Hosted in Buenos Aires by FAPESP in partnership with Argentina’s National Scientific & Technological Research Council (CONICET), the event brought together researchers from São Paulo State and several higher education and research institutions in Argentina to discuss an increase in scientific collaboration between the two countries.

“The Pierre Auger Observatory is a good example of a major international scientific collaboration, with Argentina and Brazil participating effectively in the design, construction operation and enhancement of the detector system’s performance throughout the ten years since its inception,” said Carola Dobrigkeit Chinellato, chair of the Auger Publications Committee and a professor at the University of Campinas’s Gleb Wataghin Physics Institute (IFGW-UNICAMP).

“The upgrade will enhance the observatory’s technological capabilities so that we can supplement the data collected on the ultra high energy cosmic particles we observe with the detectors we have there at present,” Chinellato told Agência FAPESP.

Some 500 scientists from the 17 participating countries work with the observatory, which began collecting data in 2004 after over ten years of planning. Brazil’s share in the collaboration is about 5% and Argentina’s roughly 8%.

Participation by researchers from São Paulo State is supported by FAPESP. Other Brazilian research funding agencies support participation by researchers from other states.

“Brazil and Argentina are the main partners in the Pierre Auger Collaboration,” said Alberto Etchegoyen, director of the Astroparticle Detection Technology Institute subordinated to Argentina’s National Atomic Energy Commission (CNEA), in a presentation during the event.

According to the researchers who are participating in the collaboration, in ten years of operation the Pierre Auger Observatory has enabled them to observe dozens of cosmic rays in the energy region above 100 billion billion electron-volts (1020 eV), and has confirmed that there is a strong suppression of the flux of cosmic rays reaching Earth at energies above 55 billion billion electron-volts (5.5 x 1019 eV).

Among the questions researchers hope to answer thanks to the upgrade is what causes this suppression of the most energetic subatomic particles hitherto known to science, especially whether it is due to energy loss during extragalactic propagation or the existence of an upper energy limit for particles in their galactic or extragalactic sources.

“If we can identify the origin of the flux suppression, we’ll be able to find ultra high energy cosmic ray sources or source regions ,” Chinellato said.

“The key to achievement of this goal is enhanced identification of the composition of primary cosmic rays, especially at the highest energy levels.”

According to participating researchers, identifying the source and composition of these astroparticles is a major challenge because they can only be measured indirectly.

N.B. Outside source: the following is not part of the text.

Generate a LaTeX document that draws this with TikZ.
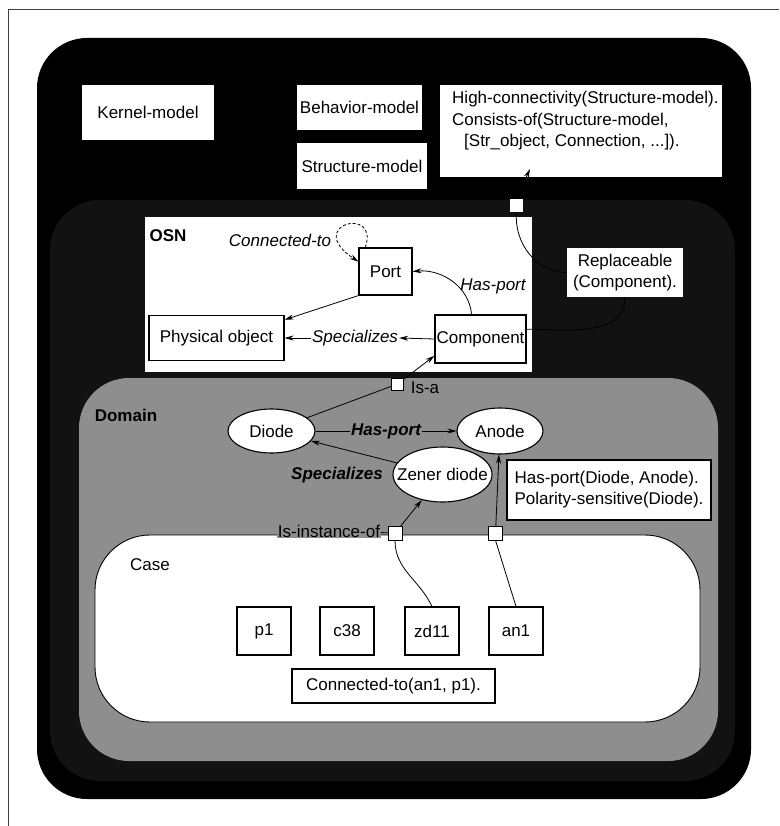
\documentclass[tikz,border=0pt]{standalone}
\usepackage{fontspec}
\setmainfont{Liberation Sans}
\usetikzlibrary{arrows.meta,shapes.geometric}

\definecolor{structdark}{HTML}{121212}
\definecolor{domgray}{HTML}{8E8E8E}

\begin{document}
\begin{tikzpicture}[x=1pt,y=-1pt,
  font=\fontsize{17}{21}\selectfont,
  whitebox/.style={rectangle,draw=none,fill=white,inner sep=0pt},
  objbox/.style={rectangle,draw=black,line width=1.1pt,fill=white,inner sep=0pt},
  concept/.style={ellipse,draw=black,line width=1.1pt,fill=white,inner sep=0pt},
  linkbox/.style={rectangle,draw=black,line width=0.8pt,fill=white,inner sep=0pt},
  rel/.style={line width=0.8pt,-{Stealth[length=9pt,width=5pt]}},
  plain/.style={line width=0.8pt},
  rellabel/.style={font=\fontsize{17}{21}\selectfont\itshape,inner sep=1pt},
  domlabel/.style={font=\fontsize{17}{21}\selectfont\bfseries\itshape,inner sep=1pt},
]
\useasboundingbox (0,0) rectangle (779,826);
\fill[white] (0,0) rectangle (779,826);

% page frame
\draw[line width=0.8pt,black!75] (8,826) -- (8,9) -- (779,9);

% nested model regions
\fill[black,rounded corners=50pt] (37,38) rectangle (751,799);
\fill[structdark,rounded corners=50pt] (50,200) rectangle (735,781);
\fill[domgray,rounded corners=50pt] (79,378) rectangle (718,761);
\filldraw[fill=white,draw=black,line width=0.9pt,rounded corners=55pt] (95,535) rectangle (700,722);

% kernel level
\node[whitebox,minimum width=132pt,minimum height=55pt] (kernel) at (148,112.5) {Kernel-model};
\node[whitebox,minimum width=125pt,minimum height=45pt] (behav) at (359.5,107.5) {Behavior-model};
\node[whitebox,minimum width=130pt,minimum height=46pt] (struct) at (362,166) {Structure-model};
\node[whitebox,anchor=north west] (hcnote) at (440,85)
  {\parbox[c][92pt][t]{282pt}{\baselineskip=21.5pt\vspace*{6pt}%
   \hspace*{12pt}High-connectivity(Structure-model).\\
   \hspace*{12pt}Consists-of(Structure-model,\\
   \hspace*{24pt}[Str\_object, Connection, ...]).}};

% OSN
\node[whitebox,minimum width=387pt,minimum height=155pt] (osn) at (338.5,294.5) {};
\node[font=\fontsize{17}{21}\selectfont\bfseries] (osnlbl) at (168,236) {OSN};
\node[objbox,minimum width=53pt,minimum height=47pt] (port) at (385.5,271.5) {Port};
\node[objbox,minimum width=135pt,minimum height=45pt] (phys) at (216.5,338) {Physical object};
\node[objbox,minimum width=91pt,minimum height=48pt] (comp) at (480.5,339) {Component};
\node[rellabel] (osnspec) at (355,338) {Specializes};
\node[rellabel] (osnhas) at (493,286) {Has-port};
\node[rellabel] (osncon) at (280,240) {Connected-to};
\node[whitebox,minimum width=116pt,minimum height=49pt,align=center] (repl) at (625,272.5) {Replaceable\\(Component).};

% link squares
\node[linkbox,draw=none,minimum size=13pt] (sqa) at (516.5,205.5) {};
\node[linkbox,minimum size=12pt] (sqb) at (397.5,384) {};
\node[linkbox,minimum size=14pt] (sqc) at (395,533) {};
\node[linkbox,minimum size=14pt] (sqd) at (495.5,533) {};
\coordinate (hctip) at (530,169);

% domain
\node[font=\fontsize{17}{21}\selectfont\bfseries] (domlbl) at (126,415) {Domain};
\node[concept,minimum width=87pt,minimum height=44pt] (diode) at (271.5,431) {\makebox[0pt]{Diode}};
\node[concept,minimum width=86pt,minimum height=46pt] (anode) at (500,431) {\makebox[0pt]{Anode}};
\node[concept,minimum width=99pt,minimum height=55pt] (zener) at (442.5,474.5) {\makebox[0pt]{Zener diode}};
\node[domlabel,fill=domgray] (dhas) at (386,431) {Has-port};
\node[domlabel] (dspec) at (337,475) {Specializes};
\node[inner sep=1pt] (isa) at (425,388) {Is-a};
\node[objbox,minimum width=204pt,minimum height=60pt,align=left] (hpnote) at (609,490)
  {Has-port(Diode, Anode).\\Polarity-sensitive(Diode).};
\node[fill=domgray,inner sep=1pt] (isinst) at (329,531) {Is-instance-of};

% case
\node (caselbl) at (150,565) {Case};
\node[objbox,minimum width=54pt,minimum height=48pt] (p1) at (264,631) {p1};
\node[objbox,minimum width=54pt,minimum height=48pt] (c38) at (347,631) {c38};
\node[objbox,minimum width=54pt,minimum height=48pt] (zd11) at (432,631) {zd11};
\node[objbox,minimum width=54pt,minimum height=48pt] (an1) at (516,631) {an1};
\node[objbox,minimum width=203pt,minimum height=34pt] (conn) at (393.5,686) {Connected-to(an1, p1).};

% connectors in OSN
\draw[rel,dash pattern=on 3pt off 2pt] (port.130) .. controls (380,205) and (303,225) .. (port.160);
\draw[rel] (port.south west) -- (phys.15);
\draw[rel] (comp.west) -- (osnspec.east);
\draw[rel] (osnspec.west) -- (phys.east);
\draw[rel] (comp.110) to[out=95,in=5] (port.east);
\draw[plain] (comp.12) to[out=0,in=-90] (repl.south);

% structure-model links
\draw[rel] (sqa.north) -- (hctip);
\draw[plain] (sqa.south) to[out=-95,in=180] (repl.west);

% domain connectors
\draw[plain] (diode) -- (sqb);
\draw[rel] (sqb) -- (comp.200);
\draw[plain] (diode) -- (dhas);
\draw[rel] (dhas) -- (anode);
\draw[rel] (zener) -- (diode);
\draw[rel] (sqc) -- (zener);
\draw[rel] (sqd) -- (anode);

% instance links
\draw[plain] (isinst) -- (sqc);
\draw[plain] (sqc.south) to[out=-90,in=115] (zd11.north);
\draw[plain] (sqd.south) -- (an1.north);
\end{tikzpicture}
\end{document}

When an ultra high energy cosmic particle reaches Earth’s atmosphere it collides with the nucleus of an air atom, producing new particles that in turn collide and interact. The resulting particle cascade, called an extensive air shower, contains a billion particles or more.

The Auger Observatory studies the ultraenergetic cosmic rays that reach Earth by measuring the extensive air showers they produce in the atmosphere.

The upgrade program to be implemented at the observatory is expected to help researchers answer fundamental questions about the nature of ultraenergetic cosmic rays.

“In order for the observatory to achieve these scientific goals, it’s important to improve the sensitivity of its particle detectors and extend observations into the energy region in which the flux of ultra high energy cosmic rays is suppressed,” Chinellato said.

Selected proposal

According to Chinellato, members of the collaboration presented five proposals to upgrade the Auger Observatory. The proposals were evaluated by a committee of outside experts.

Each proposal involved a different technique for identifying and quantifying muons in air showers. Muons are elusive subatomic particles that are created when cosmic rays hit air molecules high in the upper atmosphere.

Muon quantification will help researchers obtain information on the composition of the highest-energy cosmic rays, Chinellato explained.

The selected proposal, known as the Scintillator Surface Detector Array, calls for the installation of additional 2 m2 detectors on top of each of the observatory’s 1,660 surface detectors and will cost US$12 million, equivalent to one-fifth of the observatory’s construction cost.

Spread over an area of 3,000 km2 on a vast plain overlooked by the Andes, the detectors (which operate uninterruptedly) are polyethylene tanks filled with 12,000 liters of purified water and instrumentalized with photomultiplier sensor tubes.

When particles in an air shower pass through the water in the tank, they emit light that can be measured by the photomultipliers.

Antennas mounted on top of each tank transmit the data by radio to the main campus of the observatory in Malargüe, in western Argentina. From there the data is sent for analysis to some 500 researchers in other parts of the world.

The observatory’s existing surface detectors are already fairly sensitive to the muons present in air showers. The addition of new detectors with scintillators will enhance the resolution and enable researchers to measure particles more precisely.

“Prototypes of the scintillation detectors are already being tested at the observatory,” Chinellato said. “We expect most of the new detectors to have been installed within two years, so that we’ll be able to measure ultra high energy cosmic rays more precisely without interrupting the observatory’s operations.”